* **WHAT THE EXERCISE ASKS**: Give the listing again character for character, but drop the images.

* **INFORMATION SHOWN**:
◇ ◇ ◇ ◇

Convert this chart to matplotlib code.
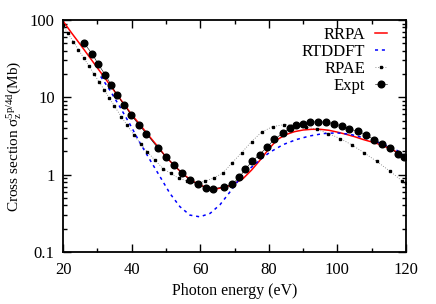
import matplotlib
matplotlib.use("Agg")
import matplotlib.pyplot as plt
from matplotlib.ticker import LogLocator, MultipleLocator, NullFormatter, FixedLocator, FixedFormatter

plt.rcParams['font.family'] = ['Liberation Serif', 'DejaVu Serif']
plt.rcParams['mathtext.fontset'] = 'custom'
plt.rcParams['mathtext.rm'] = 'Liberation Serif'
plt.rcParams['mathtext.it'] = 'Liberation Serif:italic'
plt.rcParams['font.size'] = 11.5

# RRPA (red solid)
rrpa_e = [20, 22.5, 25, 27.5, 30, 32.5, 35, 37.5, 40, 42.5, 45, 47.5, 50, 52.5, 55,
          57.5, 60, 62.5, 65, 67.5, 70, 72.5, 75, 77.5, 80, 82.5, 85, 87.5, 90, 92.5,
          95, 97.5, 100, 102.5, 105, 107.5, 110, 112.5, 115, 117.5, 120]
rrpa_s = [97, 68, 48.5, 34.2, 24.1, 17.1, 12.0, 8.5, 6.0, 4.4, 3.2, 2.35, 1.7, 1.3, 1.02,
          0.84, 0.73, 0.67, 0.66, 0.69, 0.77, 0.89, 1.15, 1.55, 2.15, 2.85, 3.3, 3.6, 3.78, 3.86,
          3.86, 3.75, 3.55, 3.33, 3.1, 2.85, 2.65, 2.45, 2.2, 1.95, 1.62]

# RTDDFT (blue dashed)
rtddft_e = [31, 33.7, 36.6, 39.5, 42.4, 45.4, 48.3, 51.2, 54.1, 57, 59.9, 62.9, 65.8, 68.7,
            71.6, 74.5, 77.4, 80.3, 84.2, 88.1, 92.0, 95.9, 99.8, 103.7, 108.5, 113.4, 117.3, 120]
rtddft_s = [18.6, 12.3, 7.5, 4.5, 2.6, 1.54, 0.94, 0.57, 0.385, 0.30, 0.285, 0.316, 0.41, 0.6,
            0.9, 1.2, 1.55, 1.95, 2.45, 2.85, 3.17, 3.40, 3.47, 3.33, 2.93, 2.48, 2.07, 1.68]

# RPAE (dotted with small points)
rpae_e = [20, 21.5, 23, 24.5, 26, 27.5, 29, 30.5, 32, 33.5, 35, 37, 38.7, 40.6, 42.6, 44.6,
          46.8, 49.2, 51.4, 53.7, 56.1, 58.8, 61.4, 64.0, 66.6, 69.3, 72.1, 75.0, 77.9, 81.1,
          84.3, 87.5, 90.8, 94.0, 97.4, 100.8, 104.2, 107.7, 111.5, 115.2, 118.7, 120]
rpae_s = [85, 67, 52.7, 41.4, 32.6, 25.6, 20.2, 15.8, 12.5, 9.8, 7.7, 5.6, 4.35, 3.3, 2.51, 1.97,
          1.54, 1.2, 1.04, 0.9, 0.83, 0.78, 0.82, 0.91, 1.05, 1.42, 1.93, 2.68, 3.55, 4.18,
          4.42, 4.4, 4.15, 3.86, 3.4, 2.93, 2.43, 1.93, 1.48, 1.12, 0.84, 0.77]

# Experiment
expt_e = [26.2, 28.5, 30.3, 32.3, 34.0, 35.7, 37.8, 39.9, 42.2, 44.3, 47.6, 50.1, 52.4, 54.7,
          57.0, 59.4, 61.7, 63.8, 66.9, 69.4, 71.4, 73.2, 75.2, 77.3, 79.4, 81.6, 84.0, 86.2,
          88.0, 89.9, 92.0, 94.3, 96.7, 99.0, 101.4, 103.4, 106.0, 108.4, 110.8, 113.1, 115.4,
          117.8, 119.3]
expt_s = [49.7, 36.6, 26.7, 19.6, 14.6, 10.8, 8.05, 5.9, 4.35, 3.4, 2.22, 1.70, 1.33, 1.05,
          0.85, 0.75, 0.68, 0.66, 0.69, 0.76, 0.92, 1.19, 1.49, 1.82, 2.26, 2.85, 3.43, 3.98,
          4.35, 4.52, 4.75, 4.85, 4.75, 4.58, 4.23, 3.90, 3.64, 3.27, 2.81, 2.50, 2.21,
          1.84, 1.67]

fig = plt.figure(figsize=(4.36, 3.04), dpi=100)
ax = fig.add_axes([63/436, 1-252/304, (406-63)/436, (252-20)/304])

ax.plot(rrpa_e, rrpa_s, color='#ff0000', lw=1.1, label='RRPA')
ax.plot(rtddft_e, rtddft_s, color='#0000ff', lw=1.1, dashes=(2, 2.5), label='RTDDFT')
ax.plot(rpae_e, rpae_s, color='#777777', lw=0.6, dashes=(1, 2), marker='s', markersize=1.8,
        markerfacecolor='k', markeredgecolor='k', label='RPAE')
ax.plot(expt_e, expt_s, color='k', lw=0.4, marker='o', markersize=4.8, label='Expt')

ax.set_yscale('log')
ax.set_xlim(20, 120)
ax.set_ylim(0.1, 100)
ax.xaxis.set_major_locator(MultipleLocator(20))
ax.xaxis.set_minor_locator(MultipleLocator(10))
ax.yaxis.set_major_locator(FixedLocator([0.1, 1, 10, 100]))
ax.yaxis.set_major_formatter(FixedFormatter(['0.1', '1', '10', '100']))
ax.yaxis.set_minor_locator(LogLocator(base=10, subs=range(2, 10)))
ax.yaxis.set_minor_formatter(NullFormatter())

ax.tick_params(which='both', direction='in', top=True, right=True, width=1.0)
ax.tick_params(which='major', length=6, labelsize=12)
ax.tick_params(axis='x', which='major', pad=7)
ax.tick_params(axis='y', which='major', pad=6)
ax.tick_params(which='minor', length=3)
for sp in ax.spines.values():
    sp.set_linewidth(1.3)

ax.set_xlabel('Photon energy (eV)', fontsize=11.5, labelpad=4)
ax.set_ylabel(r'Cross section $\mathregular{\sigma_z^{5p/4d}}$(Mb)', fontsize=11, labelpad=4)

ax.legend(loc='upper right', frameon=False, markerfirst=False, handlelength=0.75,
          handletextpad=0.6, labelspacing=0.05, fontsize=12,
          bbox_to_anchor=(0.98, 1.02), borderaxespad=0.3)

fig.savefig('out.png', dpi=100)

◇ ◇ ◇ ◇

* **FULL SOLUTION**:
Convert this chart to matplotlib code.
import matplotlib
matplotlib.use("Agg")
import matplotlib.pyplot as plt
from matplotlib.ticker import LogLocator, MultipleLocator, NullFormatter, FixedLocator, FixedFormatter

plt.rcParams['font.family'] = ['Liberation Serif', 'DejaVu Serif']
plt.rcParams['mathtext.fontset'] = 'custom'
plt.rcParams['mathtext.rm'] = 'Liberation Serif'
plt.rcParams['mathtext.it'] = 'Liberation Serif:italic'
plt.rcParams['font.size'] = 11.5

# RRPA (red solid)
rrpa_e = [20, 22.5, 25, 27.5, 30, 32.5, 35, 37.5, 40, 42.5, 45, 47.5, 50, 52.5, 55,
          57.5, 60, 62.5, 65, 67.5, 70, 72.5, 75, 77.5, 80, 82.5, 85, 87.5, 90, 92.5,
          95, 97.5, 100, 102.5, 105, 107.5, 110, 112.5, 115, 117.5, 120]
rrpa_s = [97, 68, 48.5, 34.2, 24.1, 17.1, 12.0, 8.5, 6.0, 4.4, 3.2, 2.35, 1.7, 1.3, 1.02,
          0.84, 0.73, 0.67, 0.66, 0.69, 0.77, 0.89, 1.15, 1.55, 2.15, 2.85, 3.3, 3.6, 3.78, 3.86,
          3.86, 3.75, 3.55, 3.33, 3.1, 2.85, 2.65, 2.45, 2.2, 1.95, 1.62]

# RTDDFT (blue dashed)
rtddft_e = [31, 33.7, 36.6, 39.5, 42.4, 45.4, 48.3, 51.2, 54.1, 57, 59.9, 62.9, 65.8, 68.7,
            71.6, 74.5, 77.4, 80.3, 84.2, 88.1, 92.0, 95.9, 99.8, 103.7, 108.5, 113.4, 117.3, 120]
rtddft_s = [18.6, 12.3, 7.5, 4.5, 2.6, 1.54, 0.94, 0.57, 0.385, 0.30, 0.285, 0.316, 0.41, 0.6,
            0.9, 1.2, 1.55, 1.95, 2.45, 2.85, 3.17, 3.40, 3.47, 3.33, 2.93, 2.48, 2.07, 1.68]

# RPAE (dotted with small points)
rpae_e = [20, 21.5, 23, 24.5, 26, 27.5, 29, 30.5, 32, 33.5, 35, 37, 38.7, 40.6, 42.6, 44.6,
          46.8, 49.2, 51.4, 53.7, 56.1, 58.8, 61.4, 64.0, 66.6, 69.3, 72.1, 75.0, 77.9, 81.1,
          84.3, 87.5, 90.8, 94.0, 97.4, 100.8, 104.2, 107.7, 111.5, 115.2, 118.7, 120]
rpae_s = [85, 67, 52.7, 41.4, 32.6, 25.6, 20.2, 15.8, 12.5, 9.8, 7.7, 5.6, 4.35, 3.3, 2.51, 1.97,
          1.54, 1.2, 1.04, 0.9, 0.83, 0.78, 0.82, 0.91, 1.05, 1.42, 1.93, 2.68, 3.55, 4.18,
          4.42, 4.4, 4.15, 3.86, 3.4, 2.93, 2.43, 1.93, 1.48, 1.12, 0.84, 0.77]

# Experiment
expt_e = [26.2, 28.5, 30.3, 32.3, 34.0, 35.7, 37.8, 39.9, 42.2, 44.3, 47.6, 50.1, 52.4, 54.7,
          57.0, 59.4, 61.7, 63.8, 66.9, 69.4, 71.4, 73.2, 75.2, 77.3, 79.4, 81.6, 84.0, 86.2,
          88.0, 89.9, 92.0, 94.3, 96.7, 99.0, 101.4, 103.4, 106.0, 108.4, 110.8, 113.1, 115.4,
          117.8, 119.3]
expt_s = [49.7, 36.6, 26.7, 19.6, 14.6, 10.8, 8.05, 5.9, 4.35, 3.4, 2.22, 1.70, 1.33, 1.05,
          0.85, 0.75, 0.68, 0.66, 0.69, 0.76, 0.92, 1.19, 1.49, 1.82, 2.26, 2.85, 3.43, 3.98,
          4.35, 4.52, 4.75, 4.85, 4.75, 4.58, 4.23, 3.90, 3.64, 3.27, 2.81, 2.50, 2.21,
          1.84, 1.67]

fig = plt.figure(figsize=(4.36, 3.04), dpi=100)
ax = fig.add_axes([63/436, 1-252/304, (406-63)/436, (252-20)/304])

ax.plot(rrpa_e, rrpa_s, color='#ff0000', lw=1.1, label='RRPA')
ax.plot(rtddft_e, rtddft_s, color='#0000ff', lw=1.1, dashes=(2, 2.5), label='RTDDFT')
ax.plot(rpae_e, rpae_s, color='#777777', lw=0.6, dashes=(1, 2), marker='s', markersize=1.8,
        markerfacecolor='k', markeredgecolor='k', label='RPAE')
ax.plot(expt_e, expt_s, color='k', lw=0.4, marker='o', markersize=4.8, label='Expt')

ax.set_yscale('log')
ax.set_xlim(20, 120)
ax.set_ylim(0.1, 100)
ax.xaxis.set_major_locator(MultipleLocator(20))
ax.xaxis.set_minor_locator(MultipleLocator(10))
ax.yaxis.set_major_locator(FixedLocator([0.1, 1, 10, 100]))
ax.yaxis.set_major_formatter(FixedFormatter(['0.1', '1', '10', '100']))
ax.yaxis.set_minor_locator(LogLocator(base=10, subs=range(2, 10)))
ax.yaxis.set_minor_formatter(NullFormatter())

ax.tick_params(which='both', direction='in', top=True, right=True, width=1.0)
ax.tick_params(which='major', length=6, labelsize=12)
ax.tick_params(axis='x', which='major', pad=7)
ax.tick_params(axis='y', which='major', pad=6)
ax.tick_params(which='minor', length=3)
for sp in ax.spines.values():
    sp.set_linewidth(1.3)

ax.set_xlabel('Photon energy (eV)', fontsize=11.5, labelpad=4)
ax.set_ylabel(r'Cross section $\mathregular{\sigma_z^{5p/4d}}$(Mb)', fontsize=11, labelpad=4)

ax.legend(loc='upper right', frameon=False, markerfirst=False, handlelength=0.75,
          handletextpad=0.6, labelspacing=0.05, fontsize=12,
          bbox_to_anchor=(0.98, 1.02), borderaxespad=0.3)

fig.savefig('out.png', dpi=100)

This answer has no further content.